Supply side and demand side user
I have never worked at Rover however I’ve probably learned more about marketplace dynamics watching Rover’s strategy evolve over time. My wife is a pet professional and we also own a dog so I get the user experience on both sides of the platform. Reverse engineering their every shifting strategies has been a learning experience for both my wife and I.
#1 Takeaway: Digital marketplaces are most effective when they connect the most fragmented and disconnected aspects of an industry.
OFf the Grid
Director of Product
Off the Grid throws over 3,000 events a year in the Bay area. I manage our software and hardware teams that include product development, customer success, and support. We are building a marketplace-network platform to connect the various players in the events space: event planners, venues, food & beverage providers, musicians, hosts, and service professionals.
Head of Product Marketing
ZOZI was a dual sided marketplace for the $300B tour and activity industry. Responsible for segmentation strategy, new market entry, and over 30 product launches. Worked closely with sales to help grow customer base from a few hundred to a few thousand. Partnered with product to ensure the roadmap aligned with go-to-market sales & marketing strategy. ZOZI was acquired by another industry player, Peek, in early 2017.

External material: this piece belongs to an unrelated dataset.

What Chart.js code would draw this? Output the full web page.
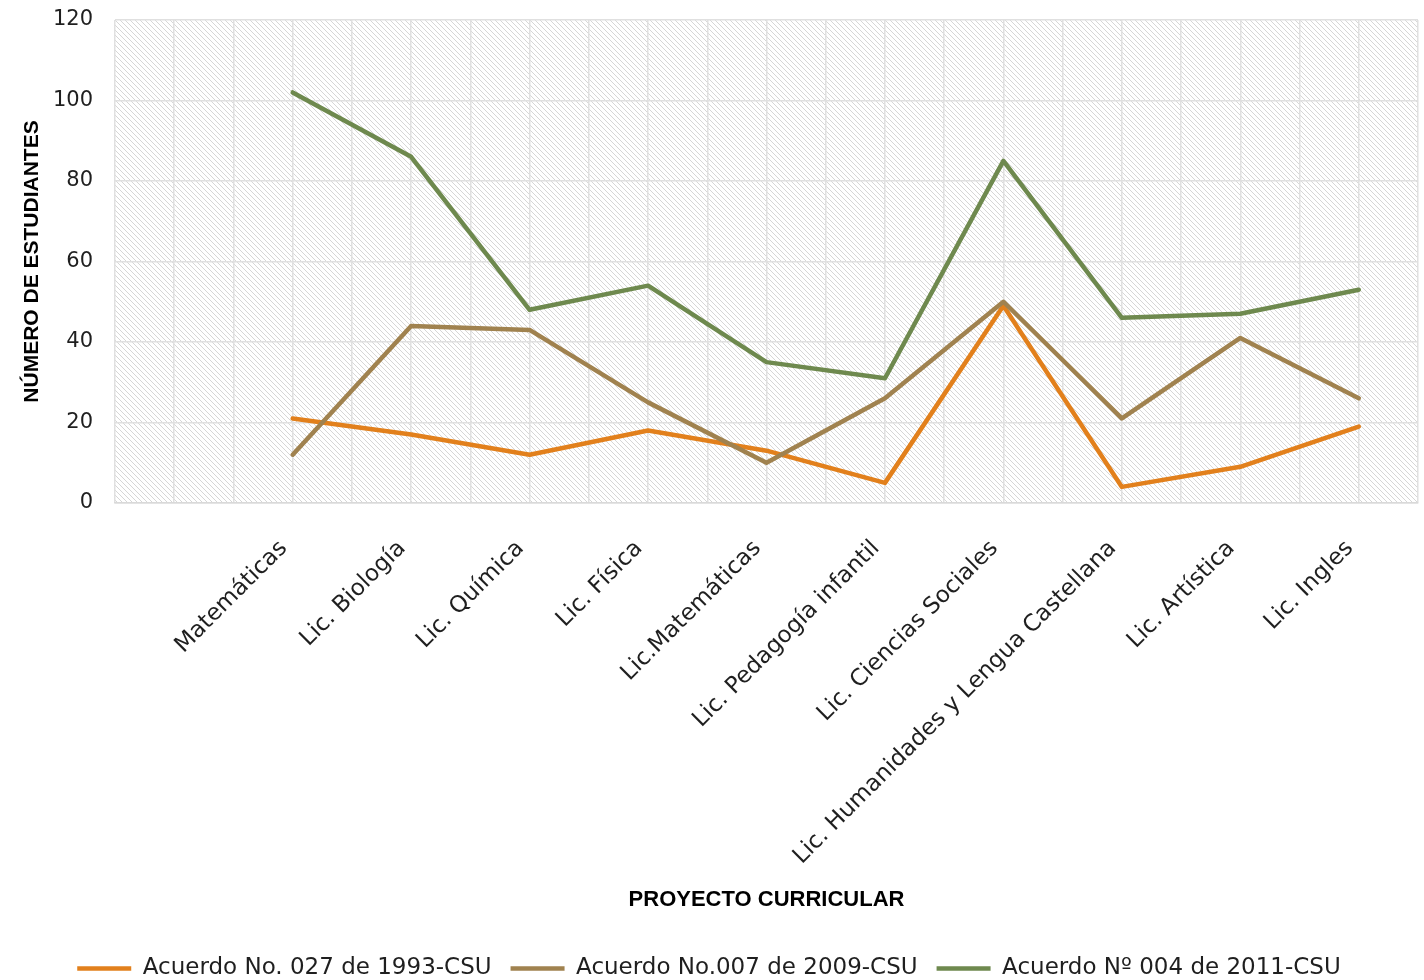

#1 Takeaway: Focusing on a narrow market segment is extremely important when trying to get a marketplace off the ground. Spreading yourself thin early on is detrimental on two levels: High burn and lack of density needed to achieve the elusive network effect.
My first marketplace experience was back in college in Boston at going.com which was later acquired by AOL. I was on the marketing team and had a CPA budget of $5 per person. Through events and promotions (I handed out lots of free beer) I acquired thousands of users. Sadly retention on the platform was horrible as most users logged on once and only once.
#1 Takeaway: User acquisition is not the hard part, it is getting users to come back again and again and again that is hard.
Ok, not technically a marketplace. But my love for yoga turned into a small business for a few years. I sold yoga apparel and gear through retail channels around San Francisco and wholesale across the country. Although my volume didn’t amount to much (a few thousand units per year), I learned a lot about starting a business from scratch and getting more involved in the yoga community.